═════ Available records ═════

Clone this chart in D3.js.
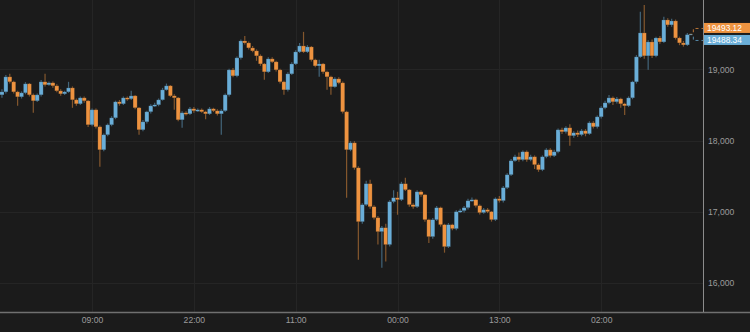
<!DOCTYPE html>
<html>
<head>
<meta charset="utf-8">
<script src="https://cdn.jsdelivr.net/npm/d3@7"></script>
<style>
html, body { margin: 0; padding: 0; background: #1b1b1b; }
svg { display: block; font-family: "Liberation Sans", Arial, sans-serif; }
</style>
</head>
<body>
<svg id="chart" width="750" height="332"></svg>
<script>
// half-hour candles, first one at 21:30
var opens = [
    18642,18684,18895,18825,18684,18614,18670,18797,18642,18558,
    18642,18825,18783,18811,18769,18698,18656,18684,18740,18572,
    18516,18600,18558,18221,18432,18193,17870,18081,18221,18319,
    18544,18516,18600,18586,18628,18460,18151,18263,18404,18488,
    18502,18572,18712,18769,18628,18600,18291,18390,18375,18446,
    18418,18432,18404,18375,18446,18418,18375,18418,18642,18993,
    18909,19162,19400,19372,19302,19260,19190,19077,18965,19148,
    19106,18993,18825,18712,18937,19077,19246,19330,19246,19316,
    19134,19049,19077,18965,18895,18755,18867,18811,18404,17870,
    17968,17617,16859,17098,17393,17070,16915,16719,16775,16537,
    17140,17196,17168,17393,17308,17098,17070,17280,17238,16887,
    16649,16887,17056,16817,16508,16817,16761,17000,17014,17056,
    17154,17168,17084,16986,17028,17000,16887,17182,17154,17337,
    17519,17716,17772,17730,17842,17730,17772,17660,17589,17772,
    17870,17786,17842,18151,18123,18179,18067,18109,18081,18137,
    18095,18249,18193,18333,18460,18530,18600,18544,18586,18516,
    18488,18600,18825,19176,19513,19190,19386,19190,19442,19386,
    19695,19625,19681,19442,19372,19344
];
var highs = [
    18720,18920,18940,18840,18700,18690,18820,18810,18660,18660,
    18850,18937,18830,18830,18790,18720,18700,18825,18760,18590,
    18620,18620,18570,18450,18450,18210,18100,18240,18340,18560,
    18570,18620,18620,18698,18640,18470,18290,18420,18510,18530,
    18590,18740,18800,18780,18650,18610,18410,18410,18470,18470,
    18450,18450,18420,18470,18460,18440,18440,18660,19010,19020,
    19180,19420,19470,19390,19330,19280,19210,19090,19170,19170,
    19120,19010,18840,18960,19100,19270,19370,19527,19340,19330,
    19150,19134,19090,18980,18910,18890,18890,18830,18420,17990,
    17990,17640,17120,17435,17449,17090,16940,16800,16830,17160,
    17300,17280,17420,17477,17320,17120,17300,17300,17250,16900,
    16910,17080,17070,16830,16840,16830,17020,17040,17080,17180,
    17200,17180,17100,17050,17050,17010,17200,17220,17360,17540,
    17740,17800,17830,17860,17860,17800,17790,17680,17790,17890,
    17890,17870,18170,18180,18200,18230,18130,18140,18160,18160,
    18270,18270,18350,18480,18560,18640,18620,18610,18600,18530,
    18620,18840,19200,19810,19906,19410,19420,19460,19470,19740,
    19720,19710,19700,19460,19400,19510
];
var lows = [
    18600,18660,18800,18660,18488,18590,18650,18620,18390,18540,
    18620,18760,18770,18740,18680,18630,18640,18670,18460,18490,
    18500,18530,18190,18200,18170,17631,17850,18060,18200,18300,
    18490,18500,18560,18570,18440,18081,18130,18240,18380,18470,
    18480,18560,18700,18610,18432,18270,18179,18350,18360,18390,
    18400,18390,18300,18360,18400,18350,18081,18400,18620,18890,
    18890,19140,19350,19280,19240,19120,19050,18853,18950,19090,
    18970,18800,18642,18690,18920,19060,19230,19230,19230,19110,
    19030,18895,18940,18712,18642,18740,18790,18380,17196,17850,
    17590,16326,16830,17080,17040,16890,16537,16213,16298,16510,
    17120,16957,17150,17290,17070,17040,17050,17210,16860,16560,
    16620,16870,16790,16424,16490,16740,16740,16980,16990,17030,
    17140,17060,16960,16970,16980,16860,16870,17130,17130,17320,
    17500,17700,17700,17710,17700,17710,17600,17560,17570,17750,
    17760,17770,17820,18090,18100,17926,18040,18050,18060,18060,
    18080,18170,18170,18310,18440,18510,18500,18520,18460,18360,
    18470,18580,18800,19160,19150,18993,19160,19170,19360,19370,
    19600,19600,19420,19340,19320,19330
];
var closes = [
    18684,18895,18825,18684,18614,18670,18797,18642,18558,18642,
    18825,18783,18811,18769,18698,18656,18684,18740,18572,18516,
    18600,18558,18221,18432,18193,17870,18081,18221,18319,18544,
    18516,18600,18586,18628,18460,18151,18263,18404,18488,18502,
    18572,18712,18769,18628,18600,18291,18390,18375,18446,18418,
    18432,18404,18375,18446,18418,18375,18418,18642,18993,18909,
    19162,19400,19372,19302,19260,19190,19077,18965,19148,19106,
    18993,18825,18712,18937,19077,19246,19330,19246,19316,19134,
    19049,19077,18965,18895,18755,18867,18811,18404,17870,17968,
    17617,16859,17098,17393,17070,16915,16719,16775,16537,17140,
    17196,17168,17393,17308,17098,17070,17280,17238,16887,16649,
    16887,17056,16817,16508,16817,16761,17000,17014,17056,17154,
    17168,17084,16986,17028,17000,16887,17182,17154,17337,17519,
    17716,17772,17730,17842,17730,17772,17660,17589,17772,17870,
    17786,17842,18151,18123,18179,18067,18109,18081,18137,18095,
    18249,18193,18333,18460,18530,18600,18544,18586,18516,18488,
    18600,18825,19176,19513,19190,19386,19190,19442,19386,19695,
    19625,19681,19442,19372,19344,19488.34
];

var tickTimes = ["2018-01-16T09:00", "2018-01-16T22:00", "2018-01-17T11:00",
                 "2018-01-18T00:00", "2018-01-18T13:00", "2018-01-19T02:00"];
var priceTicks = [16000, 17000, 18000, 19000];
var lastPrices = [19493.12, 19488.34];   // orange, blue

var upColor = "#6aaed8",
    downColor = "#ee9340";

var parse = d3.timeParse("%Y-%m-%dT%H:%M");
var firstCandle = parse("2018-01-15T21:30");

var candles = closes.map(function(c, i) {
    return {
        t: d3.timeMinute.offset(firstCandle, i * 30),
        o: opens[i], h: highs[i], l: lows[i], c: c
    };
});

var plotW = 703, plotH = 312;
var svg = d3.select("#chart");

var x = d3.scaleTime()
    .domain([parse("2018-01-15T21:15"), parse("2018-01-19T15:00")])
    .range([0, plotW]);
var y = d3.scaleLinear()
    .domain([15590, 19975])
    .range([plotH, 0]);

var tickDates = tickTimes.map(parse);

// grid
svg.append("g")
    .selectAll("line.h")
    .data(priceTicks)
    .enter().append("line")
    .attr("x1", 0).attr("x2", plotW)
    .attr("y1", function(d) { return Math.round(y(d)) + 0.5; })
    .attr("y2", function(d) { return Math.round(y(d)) + 0.5; })
    .attr("stroke", "#252525");
svg.append("g")
    .selectAll("line.v")
    .data(tickDates)
    .enter().append("line")
    .attr("y1", 0).attr("y2", plotH)
    .attr("x1", function(d) { return Math.round(x(d)) + 0.5; })
    .attr("x2", function(d) { return Math.round(x(d)) + 0.5; })
    .attr("stroke", "#252525");

// candles
var bw = 4.1;
var g = svg.append("g");
var c = g.selectAll("g.candle")
    .data(candles)
    .enter().append("g");

c.append("line")
    .attr("x1", function(d) { return x(d.t); })
    .attr("x2", function(d) { return x(d.t); })
    .attr("y1", function(d) { return y(d.h); })
    .attr("y2", function(d) { return y(d.l); })
    .attr("stroke", function(d) { return d.c >= d.o ? upColor : downColor; })
    .attr("stroke-opacity", 0.5)
    .attr("stroke-width", 1.2);

c.append("rect")
    .attr("x", function(d) { return x(d.t) - bw / 2; })
    .attr("width", bw)
    .attr("y", function(d) { return y(Math.max(d.o, d.c)); })
    .attr("height", function(d) { return Math.max(1.5, Math.abs(y(d.o) - y(d.c))); })
    .attr("fill", function(d) { return d.c >= d.o ? upColor : downColor; })
    .attr("stroke", "#1b1b1b")
    .attr("stroke-opacity", 0.35)
    .attr("stroke-width", 0.6);

// axes
var xAxis = svg.append("g")
    .attr("transform", "translate(0," + plotH + ")")
    .call(d3.axisBottom(x).tickValues(tickDates)
        .tickFormat(d3.timeFormat("%H:%M")).tickSize(0).tickPadding(5));
xAxis.select(".domain").remove();
xAxis.append("line")
    .attr("x1", 0).attr("x2", 750)
    .attr("y1", 0.5).attr("y2", 0.5)
    .attr("stroke", "#707070").attr("stroke-width", 1.6);

var yAxis = svg.append("g")
    .attr("transform", "translate(" + plotW + ",0)")
    .call(d3.axisRight(y).tickValues(priceTicks)
        .tickFormat(d3.format(",")).tickSize(0).tickPadding(5));
yAxis.select(".domain").remove();
yAxis.append("line")
    .attr("x1", 0.5).attr("x2", 0.5)
    .attr("y1", 0).attr("y2", plotH)
    .attr("stroke", "#8c8c8c");

svg.selectAll(".tick text")
    .attr("fill", "#9c9c9c")
    .style("font-size", "8.6px");

// last price markers
var last = candles[candles.length - 1];
var mid = (y(lastPrices[0]) + y(lastPrices[1])) / 2;
var labelY = [mid - 6, mid + 6];
var labelColors = [downColor, upColor];
var bx = x(last.t) + 6;

lastPrices.forEach(function(p, i) {
    svg.append("path")
        .attr("d", "M" + (x(last.t) + 2) + "," + y(p) + "H" + bx
            + "V" + labelY[i] + "H" + plotW)
        .attr("fill", "none")
        .attr("stroke", labelColors[i])
        .attr("stroke-opacity", 0.75)
        .attr("stroke-dasharray", "3,3");

    svg.append("rect")
        .attr("x", plotW + 1).attr("width", 750 - plotW - 1)
        .attr("y", labelY[i] - 5.5).attr("height", 10)
        .attr("fill", labelColors[i]);

    svg.append("text")
        .attr("x", plotW + 4)
        .attr("y", labelY[i])
        .attr("dy", "0.34em")
        .attr("fill", "#ffffff")
        .style("font-size", "8.4px")
        .text(d3.format(".2f")(p));
});
</script>
</body>
</html>
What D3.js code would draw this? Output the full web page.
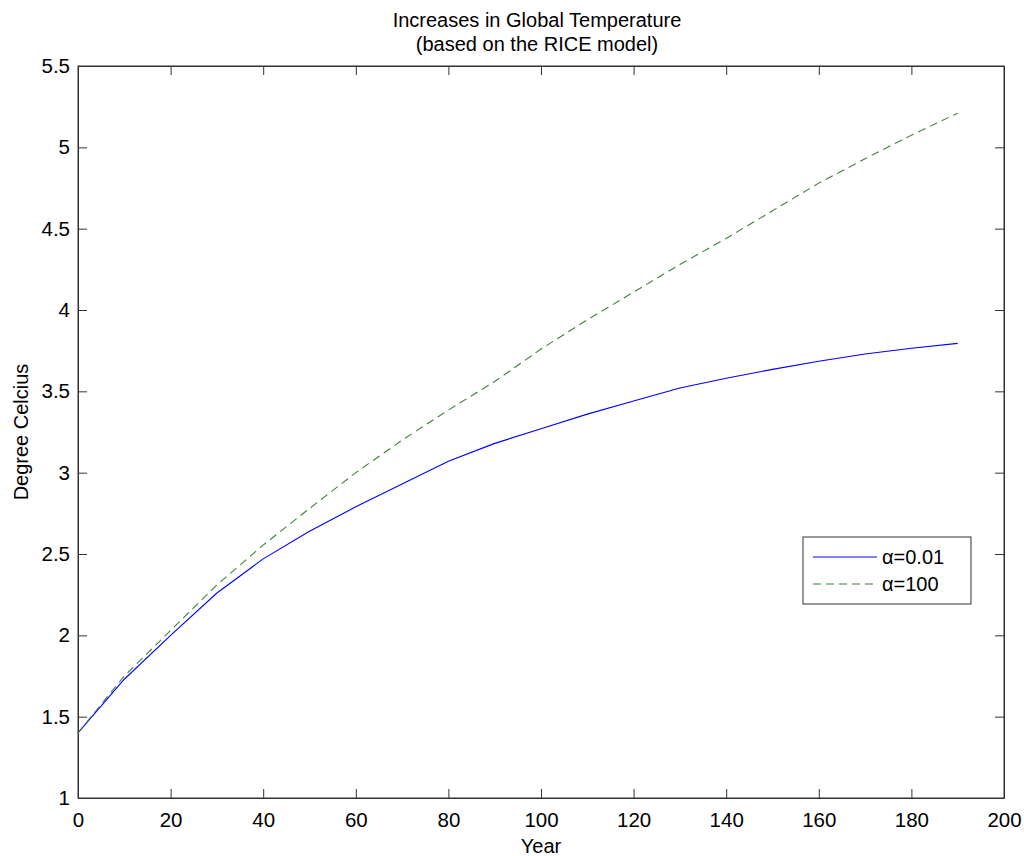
<!DOCTYPE html>
<html>
<head>
<meta charset="utf-8">
<script src="https://cdn.jsdelivr.net/npm/d3@7"></script>
<style>
  body { margin: 0; background: #fff; }
  svg text { font-family: "Liberation Sans", Arial, Helvetica, sans-serif; fill: #000; }
  .axis path, .axis line { stroke: #333; }
</style>
</head>
<body>
<script>
// data
var years = [0, 10, 20, 30, 40, 50, 60, 70, 80, 90, 100, 110, 120, 130, 140, 150, 160, 170, 180, 190];
var tempLow = [1.40, 1.73, 2.00, 2.26, 2.47, 2.64, 2.79, 2.93, 3.07, 3.18, 3.27, 3.36, 3.44, 3.52, 3.58, 3.635, 3.685, 3.73, 3.765, 3.795];
var tempHigh = [1.40, 1.75, 2.03, 2.31, 2.555, 2.78, 3.00, 3.20, 3.385, 3.56, 3.76, 3.94, 4.11, 4.28, 4.44, 4.61, 4.78, 4.93, 5.075, 5.21];
var xTicks = [0, 20, 40, 60, 80, 100, 120, 140, 160, 180, 200];
var yTicks = [1, 1.5, 2, 2.5, 3, 3.5, 4, 4.5, 5, 5.5];
var seriesNames = ["\u03b1=0.01", "\u03b1=100"];

var width = 1024, height = 856;
var margin = {top: 66, right: 20, bottom: 58, left: 78};
var pw = width - margin.left - margin.right,
    ph = height - margin.top - margin.bottom;

var svg = d3.select("body").append("svg")
  .attr("width", width)
  .attr("height", height);

var x = d3.scaleLinear().domain([0, 200]).range([margin.left, margin.left + pw]);
var y = d3.scaleLinear().domain([1, 5.5]).range([margin.top + ph, margin.top]);

// axes, matlab style: ticks inside on all four sides
var tl = 9;
svg.append("g").attr("class", "axis")
  .attr("transform", "translate(0," + (margin.top + ph) + ")")
  .call(d3.axisBottom(x).tickValues(xTicks).tickSize(-tl).tickPadding(14).tickSizeOuter(0))
  .selectAll("text").attr("font-size", "20.5px");
svg.append("g").attr("class", "axis")
  .attr("transform", "translate(0," + margin.top + ")")
  .call(d3.axisTop(x).tickValues(xTicks).tickSize(-tl).tickSizeOuter(0).tickFormat(""));
svg.append("g").attr("class", "axis")
  .attr("transform", "translate(" + margin.left + ",0)")
  .call(d3.axisLeft(y).tickValues(yTicks).tickSize(-tl).tickPadding(8).tickSizeOuter(0).tickFormat(d3.format("")))
  .selectAll("text").attr("font-size", "20.5px");
svg.append("g").attr("class", "axis")
  .attr("transform", "translate(" + (margin.left + pw) + ",0)")
  .call(d3.axisRight(y).tickValues(yTicks).tickSize(-tl).tickSizeOuter(0).tickFormat(""));

svg.append("rect")
  .attr("x", margin.left).attr("y", margin.top)
  .attr("width", pw).attr("height", ph)
  .attr("fill", "none").attr("stroke", "#333");

var line = d3.line()
  .x(function(d) { return x(d[0]); })
  .y(function(d) { return y(d[1]); });

svg.append("path")
  .datum(d3.zip(years, tempLow))
  .attr("d", line)
  .attr("fill", "none")
  .attr("stroke", "#0000ff")
  .attr("stroke-width", 1.1);

svg.append("path")
  .datum(d3.zip(years, tempHigh))
  .attr("d", line)
  .attr("fill", "none")
  .attr("stroke", "#3d7f3d")
  .attr("stroke-width", 1.1)
  .attr("stroke-dasharray", "8,5");

// titles
var cx = margin.left + pw / 2;
svg.append("text").attr("x", cx - 4).attr("y", 27).attr("text-anchor", "middle")
  .attr("font-size", "20px").text("Increases in Global Temperature");
svg.append("text").attr("x", cx - 4).attr("y", 51).attr("text-anchor", "middle")
  .attr("font-size", "20px").text("(based on the RICE model)");
svg.append("text").attr("x", cx).attr("y", 853).attr("text-anchor", "middle")
  .attr("font-size", "20px").text("Year");
svg.append("text")
  .attr("transform", "translate(28," + (margin.top + ph / 2) + ") rotate(-90)")
  .attr("text-anchor", "middle")
  .attr("font-size", "20px").text("Degree Celcius");

// legend
var lg = svg.append("g").attr("transform", "translate(803,537)");
lg.append("rect").attr("width", 168).attr("height", 67)
  .attr("fill", "#fff").attr("stroke", "#333");
var styles = [{c: "#0000ff", dash: null}, {c: "#3d7f3d", dash: "8,5"}];
seriesNames.forEach(function(name, i) {
  var yy = 20 + i * 27;
  lg.append("line").attr("x1", 10).attr("x2", 74).attr("y1", yy).attr("y2", yy)
    .attr("stroke", styles[i].c).attr("stroke-width", 1.1)
    .attr("stroke-dasharray", styles[i].dash);
  lg.append("text").attr("x", 79).attr("y", yy).attr("dy", "0.36em")
    .attr("font-size", "20px").text(name);
});
</script>
</body>
</html>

═════

- Work required -
Skip the pictures and repeat, word for word, the lines from the one containing "What D3.js code" to the one containing "var y = d3.scaleLinear().domain([1, 5.5]).range([margin.top", keeping both of those lines.

- Exercise result -
What D3.js code would draw this? Output the full web page.
<!DOCTYPE html>
<html>
<head>
<meta charset="utf-8">
<script src="https://cdn.jsdelivr.net/npm/d3@7"></script>
<style>
  body { margin: 0; background: #fff; }
  svg text { font-family: "Liberation Sans", Arial, Helvetica, sans-serif; fill: #000; }
  .axis path, .axis line { stroke: #333; }
</style>
</head>
<body>
<script>
// data
var years = [0, 10, 20, 30, 40, 50, 60, 70, 80, 90, 100, 110, 120, 130, 140, 150, 160, 170, 180, 190];
var tempLow = [1.40, 1.73, 2.00, 2.26, 2.47, 2.64, 2.79, 2.93, 3.07, 3.18, 3.27, 3.36, 3.44, 3.52, 3.58, 3.635, 3.685, 3.73, 3.765, 3.795];
var tempHigh = [1.40, 1.75, 2.03, 2.31, 2.555, 2.78, 3.00, 3.20, 3.385, 3.56, 3.76, 3.94, 4.11, 4.28, 4.44, 4.61, 4.78, 4.93, 5.075, 5.21];
var xTicks = [0, 20, 40, 60, 80, 100, 120, 140, 160, 180, 200];
var yTicks = [1, 1.5, 2, 2.5, 3, 3.5, 4, 4.5, 5, 5.5];
var seriesNames = ["\u03b1=0.01", "\u03b1=100"];

var width = 1024, height = 856;
var margin = {top: 66, right: 20, bottom: 58, left: 78};
var pw = width - margin.left - margin.right,
    ph = height - margin.top - margin.bottom;

var svg = d3.select("body").append("svg")
  .attr("width", width)
  .attr("height", height);

var x = d3.scaleLinear().domain([0, 200]).range([margin.left, margin.left + pw]);
var y = d3.scaleLinear().domain([1, 5.5]).range([margin.top + ph, margin.top]);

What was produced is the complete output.